The latest foray into this increasingly crowded field is Unvarnished. The site allows users the opportunity to post peer reviews and comments about other professionals, anonymously. Since we all know how classy and upstanding most anonymous posters are to blogs, one can only speculate on the clever repartee that awaits us. The tagline on the site is “truth in reputation”. More accurately, it should be called “the bathroom wall of the internet”.

The site in effect allows users to trash former co-workers, employers, all under the guise of providing a candid peer assessment. Critics have already called the site a litigation nightmare waiting to happen.

I’m not sure when we reached the tipping point of social networking, but this seems to be its nadir.

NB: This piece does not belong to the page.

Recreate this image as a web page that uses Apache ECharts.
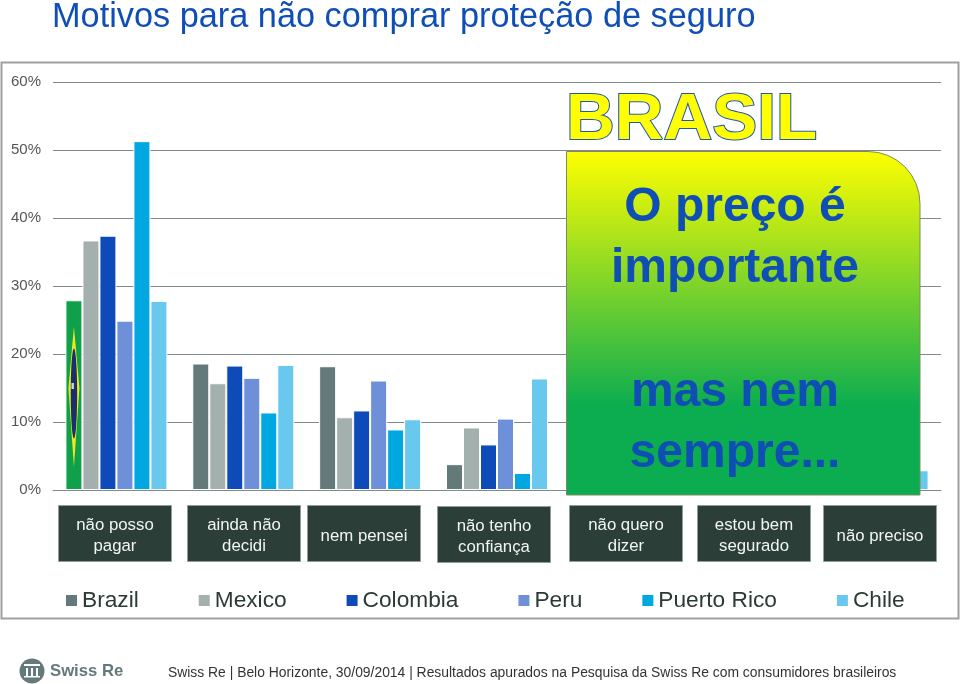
<!DOCTYPE html>
<html><head><meta charset="utf-8">
<style>html,body{margin:0;padding:0;background:#fff}#c{width:960px;height:684px}</style>
<script src="https://cdn.jsdelivr.net/npm/echarts@6/dist/echarts.min.js"></script>
</head><body><div id="c"></div>
<script>
const categories = ['não posso\npagar','ainda não\ndecidi','nem pensei','não tenho\nconfiança','não quero\ndizer','estou bem\nsegurado','não preciso'];
// The last three groups sit behind the callout panel: only Chile in the last group can be read.
const brazil    = [27.9,18.6,18.2,3.8,null,null,null];
const mexico    = [36.7,15.7,10.7,9.2,null,null,null];
const colombia  = [37.4,18.3,11.7,6.7,null,null,null];
const peru      = [24.9,16.5,16.1,10.5,null,null,null];
const puertoRico= [51.3,11.4,8.9,2.5,null,null,null];
const chile     = [27.8,18.4,10.4,16.4,null,null,2.9];
const seriesNames = ['Brazil','Mexico','Colombia','Peru','Puerto Rico','Chile'];
const titleText = 'Motivos para não comprar proteção de seguro';
const footerText = 'Swiss Re | Belo Horizonte, 30/09/2014 | Resultados apurados na Pesquisa da Swiss Re com consumidores brasileiros';

const colors = ['#64797a','#a3b0ad','#0f4bb8','#6e90d8','#00a7e0','#68c8ee'];
const BLUE = '#0f4fb5', GRID = '#7f8b8b', FONT = '"Liberation Sans", Arial, sans-serif';
const boxLayout = [[58,505],[187,505],[307,505],[437,506],[569,505],[697,505],[823,505]];

const values = [brazil,mexico,colombia,peru,puertoRico,chile];
const series = seriesNames.map((name,i)=>({
  name, type:'bar', barWidth:17, barGap:'0%',
  itemStyle:{color:colors[i],borderColor:'#fff',borderWidth:1},
  data: values[i].map((v,j)=> (i===0&&j===0) ? {value:v,itemStyle:{color:'#0ea14a'}} : v),
  silent:true, animation:false
}));

const chart = echarts.init(document.getElementById('c'),null,{renderer:'canvas'});

const staticGraphics = [
  {type:'rect',z:-10,silent:true,shape:{x:1.5,y:62.5,width:957,height:556},style:{fill:'#fff',stroke:'#a0a0a0',lineWidth:2}},
  {type:'text',z:5,silent:true,x:52,y:18,style:{text:titleText,font:'34.3px '+FONT,fill:BLUE,verticalAlign:'middle'}},
  // category label boxes
  ...categories.flatMap((c,i)=>{const [x,y]=boxLayout[i];return [
    {type:'rect',z:5,silent:true,shape:{x:x+.5,y:y+.5,width:113,height:56},style:{fill:'#2b3e38',stroke:'#8f9f9c',lineWidth:1}},
    {type:'text',z:6,silent:true,x:x+57,y:y+31,style:{text:c,font:'16.8px '+FONT,lineHeight:21,fill:'#f2f5f3',align:'center',verticalAlign:'middle'}}
  ];}),
  // callout
  {type:'text',z:20,silent:true,x:566,y:121,scaleX:1.054,style:{text:'BRASIL',font:'bold 64px '+FONT,fill:'#ffff00',stroke:'#1f55b5',lineWidth:2,verticalAlign:'middle'}},
  {type:'rect',z:20,silent:true,
    shape:{x:566.5,y:151.5,width:353.5,height:343.5,r:[0,52,0,0]},
    style:{fill:new echarts.graphic.LinearGradient(0,0,0,1,[{offset:0,color:'#ffff00'},{offset:.74,color:'#0bad50'},{offset:1,color:'#0bad50'}]),stroke:'#7f8a62',lineWidth:1}},
  ...[['O preço é',208],['importante',269],['mas nem',393],['sempre...',454]].map(([t,y])=>(
    {type:'text',z:21,silent:true,x:735,y,style:{text:t,font:'bold 48px '+FONT,fill:BLUE,align:'center',verticalAlign:'middle'}})),
  // footer
  {type:'circle',z:5,silent:true,shape:{cx:32,cy:671,r:12.5},style:{fill:'#64797a'}},
  {type:'rect',z:6,silent:true,shape:{x:24,y:664,width:16,height:2},style:{fill:'#fff'}},
  ...[26,31,36].map(x=>({type:'rect',z:6,silent:true,shape:{x,y:668,width:2,height:8},style:{fill:'#fff'}})),
  {type:'rect',z:6,silent:true,shape:{x:24,y:676,width:16,height:1.5},style:{fill:'#fff'}},
  {type:'text',z:5,silent:true,x:50,y:671,style:{text:'Swiss Re',font:'bold 16.7px '+FONT,fill:'#64797a',verticalAlign:'middle'}},
  {type:'text',z:5,silent:true,x:168,y:673,style:{text:footerText,font:'13.88px '+FONT,fill:'#333',verticalAlign:'middle'}}
].map((e,i)=>({...e,id:'g'+i}));

chart.setOption({
  animation:false,
  grid:{left:53,top:82,width:888,height:408,containLabel:false},
  legend:{left:66,top:589,itemGap:60,itemWidth:11,itemHeight:11,icon:'rect',selectedMode:false,padding:0,
    itemStyle:{borderWidth:0},
    textStyle:{fontFamily:FONT,fontSize:22.7,color:'#2c3a36'},data:seriesNames},
  xAxis:{type:'category',data:categories,axisTick:{show:false},axisLabel:{show:false},
    axisLine:{lineStyle:{color:GRID,width:1}},splitLine:{show:false}},
  yAxis:{type:'value',min:0,max:60,interval:10,axisLine:{show:false},axisTick:{show:false},
    axisLabel:{formatter:'{value}%',margin:12,padding:[2,0,0,0],fontFamily:FONT,fontSize:15,color:'#555'},
    splitLine:{lineStyle:{color:GRID,width:1}}},
  series,
  graphic:{elements:staticGraphics}
});

// Flag on the first Brazil bar, placed through the chart's own scales
const cx = chart.convertToPixel({xAxisIndex:0},0) - 2.5*17;
const yAt = v => chart.convertToPixel({yAxisIndex:0},v);
const top_ = yAt(24.0), bot = yAt(3.4), eTop = yAt(20.8), eBot = yAt(7.6), mid = yAt(15.0);
chart.setOption({graphic:{elements:[
  {id:'flag1',type:'polygon',z:4,silent:true,shape:{points:[[cx,top_],[cx+5.5,mid],[cx,bot],[cx-5.5,mid]]},style:{fill:'#f4e51c'}},
  {id:'flag2',type:'ellipse',z:4,silent:true,shape:{cx,cy:(eTop+eBot)/2,rx:3.2,ry:(eBot-eTop)/2},style:{fill:'#1a2f72'}},
  {id:'flag3',type:'rect',z:4,silent:true,shape:{x:cx-2.5,y:mid-5,width:2.5,height:6},style:{fill:'#cfd6c8'}}
]}});
</script></body></html>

I will let a more gifted writer than myself have the last word on this. Ralph Caplan, design critic and educator provides a curmudgeon’s take on social networking in his recent AIGA post. I had the pleasure of hearing Mr. Caplan speak at the first AIGA conference in Chicago in 1991.

I’m pleased to see his rapier has lost none of its point.

Getting Inky

It can be very easy for design to become an antiseptic process, devoid of the craft and general messiness that were a necessary adjunct to our profession in the days before the Mac. Don’t get me wrong, I love the Mac. I also love the fact that designers no longer work with rubber cement, spray mount, zylene markers and any number of other chemical and carcinogenic materials that no doubt took years off our lives in the early days.

And by early days I mean the nineties.
It is important, however, to roll up the sleeves from time to time and recharge the batteries a bit, by getting one’s hands dirty. I recently had the opportunity to do just that by participating in screen printing class at Chicago Printmakers Collaborative. The eight week class afforded me the opportunity to print up poster size reproductions of pages from our recent New Year's promotion. More importantly, it was a welcome break from so much time spent in front of the computer screen.
The CPC offers summer classes and workshops in silkscreening and etching for both beginners and advanced students.
A special thanks to the very talented (and patient) Megan Sterling who taught the class. Not only was she a wonderful instructor, she was kind enough to not berate us for the occasional ink spills and missteps that were left in our wake.

AIGA Spring Portfolio Review

We will be joining several Chicago design studios in the annual AIGA Spring Portfolio Review at the School of the Art Institute on April 21. This is a great opportunity to see new work by young designers just entering the field and provide design feedback and career guidance. Having benefited from the input of many established designers when I was first starting out, this provides the opportunity to reciprocate.

It's not entirely altruistic. The last portfolio review we participated in led us to bringing on our first intern, Jordan Freeman, who has been an invaluable asset to Substance.